Li em um artigo seu que uma criança foi adotada por um casal, e por medo de ser rejeitada novamente, iniciou um processo de agressividade intensa, só que o casal soube ter paciência e passar confiança para que ela não tivesse medo de ser abandonada outra vez. Qual o efeito no psicológico da criança que vai e volta de um lar?
Para cada criança pode ser um pouco diferente, mas geralmente e resumindo bastante, o medo intenso de ser de abandono mais uma vez, a fantasia de que não é tão boa o bastante para ser digna de amor.
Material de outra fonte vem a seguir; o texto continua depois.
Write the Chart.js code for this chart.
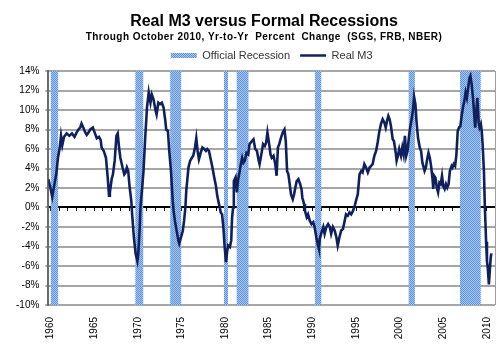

Mas nada que não possa ser recuperado com dedicação e paciência.
Como prevenir adoções traumáticas e evitar a devolução de crianças e adolescentes adotivos?
A séria preparação dos candidatos a adoção, fazendo com que entendam que pode ser uma experiência maravilhosa, mas toda experiência pode ser difícil e toda dificuldade pode servir para amadurecer, só basta estar aberto para isso.
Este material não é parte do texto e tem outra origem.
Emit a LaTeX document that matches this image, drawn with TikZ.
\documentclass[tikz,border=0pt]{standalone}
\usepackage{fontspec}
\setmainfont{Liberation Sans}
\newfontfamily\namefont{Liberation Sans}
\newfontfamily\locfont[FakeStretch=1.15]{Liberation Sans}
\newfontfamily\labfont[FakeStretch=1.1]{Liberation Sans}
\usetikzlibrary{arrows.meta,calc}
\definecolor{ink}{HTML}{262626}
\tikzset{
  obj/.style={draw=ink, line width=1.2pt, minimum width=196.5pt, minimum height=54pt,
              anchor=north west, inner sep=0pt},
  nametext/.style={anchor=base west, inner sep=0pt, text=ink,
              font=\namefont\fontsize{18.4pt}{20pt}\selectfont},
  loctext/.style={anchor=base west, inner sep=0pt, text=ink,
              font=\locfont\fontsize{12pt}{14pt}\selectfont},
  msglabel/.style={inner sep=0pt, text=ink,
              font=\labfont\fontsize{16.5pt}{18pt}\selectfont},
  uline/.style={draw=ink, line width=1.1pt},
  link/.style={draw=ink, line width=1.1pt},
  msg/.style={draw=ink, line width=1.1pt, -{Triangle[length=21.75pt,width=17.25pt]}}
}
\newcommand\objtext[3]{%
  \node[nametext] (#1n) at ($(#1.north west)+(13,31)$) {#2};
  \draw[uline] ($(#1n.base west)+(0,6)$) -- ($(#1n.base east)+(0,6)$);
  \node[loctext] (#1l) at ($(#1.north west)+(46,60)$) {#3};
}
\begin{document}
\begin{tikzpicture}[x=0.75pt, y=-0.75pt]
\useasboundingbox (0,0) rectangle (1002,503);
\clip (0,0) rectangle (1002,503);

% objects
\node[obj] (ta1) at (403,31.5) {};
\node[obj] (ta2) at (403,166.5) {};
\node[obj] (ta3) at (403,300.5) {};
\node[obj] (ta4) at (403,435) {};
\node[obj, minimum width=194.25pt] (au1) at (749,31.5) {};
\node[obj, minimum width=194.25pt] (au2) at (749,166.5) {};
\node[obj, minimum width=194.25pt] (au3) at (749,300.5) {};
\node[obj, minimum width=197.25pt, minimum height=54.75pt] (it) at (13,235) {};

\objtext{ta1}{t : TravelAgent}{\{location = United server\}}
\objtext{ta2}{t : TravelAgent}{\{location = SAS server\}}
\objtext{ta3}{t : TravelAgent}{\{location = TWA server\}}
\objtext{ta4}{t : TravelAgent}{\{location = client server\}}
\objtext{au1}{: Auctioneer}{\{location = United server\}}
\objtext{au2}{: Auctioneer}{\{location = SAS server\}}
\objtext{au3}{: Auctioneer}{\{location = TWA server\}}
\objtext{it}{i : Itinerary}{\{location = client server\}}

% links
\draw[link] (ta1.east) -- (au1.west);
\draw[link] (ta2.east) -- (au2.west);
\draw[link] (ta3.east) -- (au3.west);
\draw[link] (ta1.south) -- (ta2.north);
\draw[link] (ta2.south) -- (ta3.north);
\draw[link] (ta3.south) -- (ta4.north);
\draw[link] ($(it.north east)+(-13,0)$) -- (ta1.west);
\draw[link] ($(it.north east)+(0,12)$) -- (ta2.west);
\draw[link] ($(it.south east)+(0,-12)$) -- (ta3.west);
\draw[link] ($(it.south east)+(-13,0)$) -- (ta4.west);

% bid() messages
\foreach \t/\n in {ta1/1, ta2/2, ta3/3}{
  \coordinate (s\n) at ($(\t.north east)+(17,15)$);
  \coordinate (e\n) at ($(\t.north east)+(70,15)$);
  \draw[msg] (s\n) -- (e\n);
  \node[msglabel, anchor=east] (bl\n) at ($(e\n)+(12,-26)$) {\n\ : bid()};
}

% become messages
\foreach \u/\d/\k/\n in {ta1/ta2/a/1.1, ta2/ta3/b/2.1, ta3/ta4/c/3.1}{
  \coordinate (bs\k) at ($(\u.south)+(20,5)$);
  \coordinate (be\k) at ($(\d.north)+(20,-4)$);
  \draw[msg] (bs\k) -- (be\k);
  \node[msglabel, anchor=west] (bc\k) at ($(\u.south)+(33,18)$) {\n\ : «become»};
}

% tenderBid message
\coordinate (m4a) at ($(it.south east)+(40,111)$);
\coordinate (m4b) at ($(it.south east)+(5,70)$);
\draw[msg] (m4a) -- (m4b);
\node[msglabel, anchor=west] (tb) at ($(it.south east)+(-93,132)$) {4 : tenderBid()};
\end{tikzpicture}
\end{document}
Qual a diferença de auto-estima dos abrigados e os que têm família?
Geralmente (não todas) as crianças abrigadas se sentem desvalorizadas por não estarem em família, mas isso não as afeta num grau a comprometer totalmente sua interação com o mundo, mas afeta sim sua auto-estima.
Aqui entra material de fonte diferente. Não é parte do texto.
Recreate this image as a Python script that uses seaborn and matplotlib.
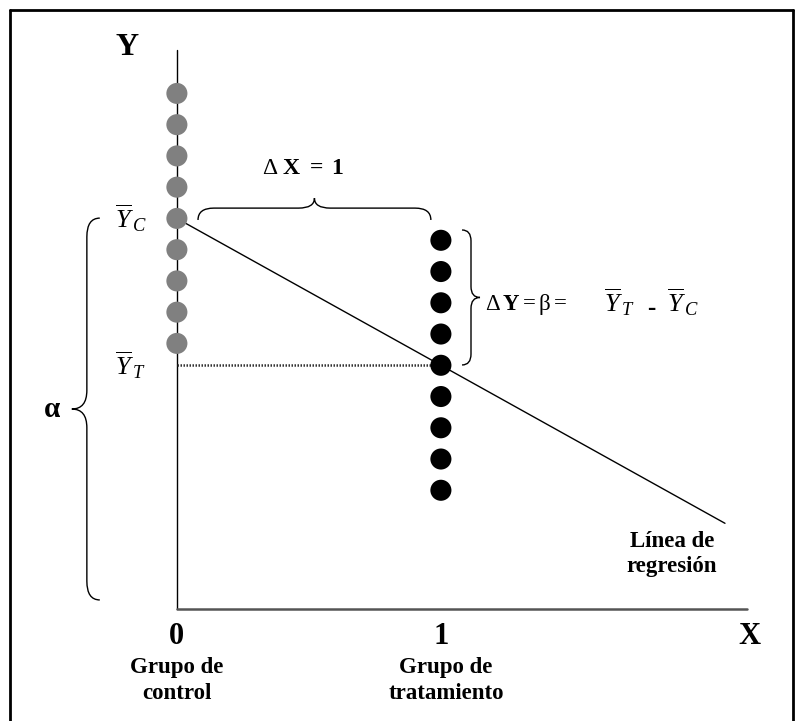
import numpy as np
import pandas as pd
import matplotlib
matplotlib.use("Agg")
import matplotlib.pyplot as plt
from matplotlib.path import Path
from matplotlib.patches import PathPatch
from matplotlib.lines import Line2D
import seaborn as sns

# Datos del diagrama (unidades de Y arbitrarias, X = grupo)
control_x = [0] * 9
control_y = [16.5, 15.5, 14.5, 13.5, 12.5, 11.5, 10.5, 9.5, 8.5]
treat_x = [1] * 9
treat_y = [11.8, 10.8, 9.8, 8.8, 7.8, 6.8, 5.8, 4.8, 3.8]
group_labels = ["control", "tratamiento"]
tick_labels = ["0", "1"]
group_names = ["Grupo de\ncontrol", "Grupo de\ntratamiento"]

df = pd.DataFrame({
    "x": control_x + treat_x,
    "y": control_y + treat_y,
    "grupo": [group_labels[0]] * 9 + [group_labels[1]] * 9,
})

y_c = np.mean(control_y)
y_t = np.mean(treat_y)
beta = y_t - y_c
x_end = 2.076
x_axis_end = 2.159
y_axis_top = 17.9

sns.set_theme(style="white")
plt.rcParams["font.family"] = ["Liberation Serif", "DejaVu Serif"]
plt.rcParams["text.color"] = "black"
plt.rcParams["mathtext.fontset"] = "custom"
plt.rcParams["mathtext.rm"] = "Liberation Serif"
plt.rcParams["mathtext.it"] = "Liberation Serif:italic"
plt.rcParams["mathtext.bf"] = "Liberation Serif:bold"

fig = plt.figure(figsize=(7.96, 7.21), dpi=100)
ax = fig.add_axes([0, 0, 1, 1])

# ejes
ax.plot([0, 0], [0, y_axis_top], color="black", lw=1.0, zorder=1)
ax.plot([0, x_axis_end], [0, 0], color="#555555", lw=1.8, zorder=1)

# linea punteada en Y_T
ax.plot([0, 1], [y_t, y_t], color="#333333", lw=1.8, ls=(0, (0.6, 0.6)), zorder=1)

# linea de regresion
sns.lineplot(x=[0, x_end], y=[y_c, y_c + beta * x_end], color="black", lw=1.0,
             ax=ax, zorder=2)

# puntos
sns.scatterplot(data=df, x="x", y="y", hue="grupo",
                palette={"control": "#808080", "tratamiento": "black"},
                s=230, edgecolor="none", legend=False, ax=ax, zorder=3)
ax.set_xlim(-0.670, 2.345)
ax.set_ylim(-3.584, 19.49)
ax.axis("off")


def brace(a0, a1, pe, ps, pt, q, vertical=False):
    am = (a0 + a1) / 2
    pts = [(a0, pe), (a0, ps), (a0 + q, ps), (am - q, ps), (am, ps), (am, pt),
           (am, ps), (am + q, ps), (a1 - q, ps), (a1, ps), (a1, pe)]
    codes = [Path.MOVETO, Path.CURVE3, Path.CURVE3, Path.LINETO, Path.CURVE3,
             Path.CURVE3, Path.CURVE3, Path.CURVE3, Path.LINETO, Path.CURVE3,
             Path.CURVE3]
    if vertical:
        pts = [(p, a) for a, p in pts]
    ax.add_patch(PathPatch(Path(pts, codes), fill=False, lw=1.0,
                           edgecolor="black", zorder=2))


brace(0.08, 0.962, 12.45, 12.83, 13.15, 0.06)
brace(7.81, 12.13, 1.08, 1.114, 1.148, 0.35, vertical=True)
brace(0.29, 12.51, -0.292, -0.341, -0.398, 0.6, vertical=True)

# textos
ax.text(-0.189, 17.98, "Y", fontsize=23, fontweight="bold", ha="center", va="center")
ax.text(-0.235, 12.5, r"$\overline{Y}_{\,C}$", fontsize=19, ha="left", va="center")
ax.text(-0.235, 7.8, r"$\overline{Y}_{\,T}$", fontsize=19, ha="left", va="center")
ax.text(-0.473, 6.37, r"$\mathbf{\alpha}$", fontsize=21, ha="center", va="center")
ax.text(0.477, 14.11, r"$\Delta\ \mathbf{X\ =\ 1}$", fontsize=17, ha="center", va="center")

# Delta Y = beta = Y_T - Y_C
ax.text(1.167, 9.74, r"$\Delta\,\mathbf{Y} = \mathrm{\beta} =$", fontsize=16.5,
        ha="left", va="center")
ax.text(1.617, 9.82, r"$\overline{Y}_{\,T}$", fontsize=19, ha="left", va="center")
ax.text(1.795, 9.62, "-", fontsize=18, fontweight="bold", ha="center", va="center")
ax.text(1.856, 9.82, r"$\overline{Y}_{\,C}$", fontsize=19, ha="left", va="center")

ax.text(1.875, 1.76, "Línea de\nregresión", fontsize=16.5, fontweight="bold",
        ha="center", va="center", linespacing=1.3)

for gx, lab in zip([0, 1], tick_labels):
    ax.text(gx, -0.864, lab, fontsize=22, fontweight="bold", ha="center", va="center")
ax.text(2.167, -0.864, "X", fontsize=22, fontweight="bold", ha="center", va="center")
for gx, name in zip([0, 1.02], group_names):
    ax.text(gx, -2.3, name, fontsize=16.5, fontweight="bold", ha="center",
            va="center", linespacing=1.3)

# marco
for xs, ys in [([0.0126, 0.0126], [0, 0.9861]), ([0.0126, 0.996], [0.9861, 0.9861]),
               ([0.996, 0.996], [0.9861, 0])]:
    fig.add_artist(Line2D(xs, ys, transform=fig.transFigure, color="black", lw=2.0))

fig.savefig("out.png", dpi=100)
Algumas crianças sofrem mais, outras menos, vai depender de como cada uma lida com o mundo e com seus sentimentos. Contudo, sabemos que uma criança que cresce ouvindo da mãe que ela é linda, que é amada e cresce meio a abraços e cercada do calor parental se sente mais forte que outra eu nunca teve isso.
Qual é o futuro das crianças que vivem em abrigos e o futuro das crianças que tem famílias? E quem morou em um orfanato e hoje tem família, sofre alguma influência?
Também somos feitos de influências, referências... Todos nós levamos para a vida o que passamos, mas tudo pode ser trabalhado e resignificado, o importante é estarmos atentos às nossas emoções e percepções e termos pessoas ao nosso redor para nos fortalecermos.
O privilégio é que a criança viva num meio familiar, o abrigamento é uma exceção. Por que o Estado ainda dificulta o que deveria priorizar?
Pelo que vejo não é uma questão de dificultar simplesmente, acho que têm que ser contratados mais profissionais para o trabalho crescer. O número de processos é alto e o número de pessoas que lidam com eles não. Tem que ser feita uma verdadeira reforma no Estado, no Judiciário, mas têm pessoas trabalhando para essa melhora e humanização.
O que mais faz falta para uma criança ou adolescente que passa anos da vida num abrigo?
Família, pai e/ou mãe e o que eles podem lhe proporcionar de bom, como amor, proteção, amparo e apoio emocional.
Quanto tempo dura um processo de adoção, depois de já iniciado?
Do início até conclusão, depende de uma série de coisas, da idade da criança (pois o estágio de convivência com uma criança maior é um pouco mais longo), do perfil pretendido (um bebê dura mais tempo para encontrar)...
Depende do tipo de adoção, pois têm aquelas em que a criança já vive com a família e os “pais afetivos” só vão regularizar a situação.
Num caso onde começa com habilitação e a criança pretendida, por exemplo, é de dois anos de idade, dura mais ou menos 1 ano e meio, mais vai depender muito do tamanho da fila de espera e da disponibilidade de crianças com essa faixa etária. É muito relativo esse tempo.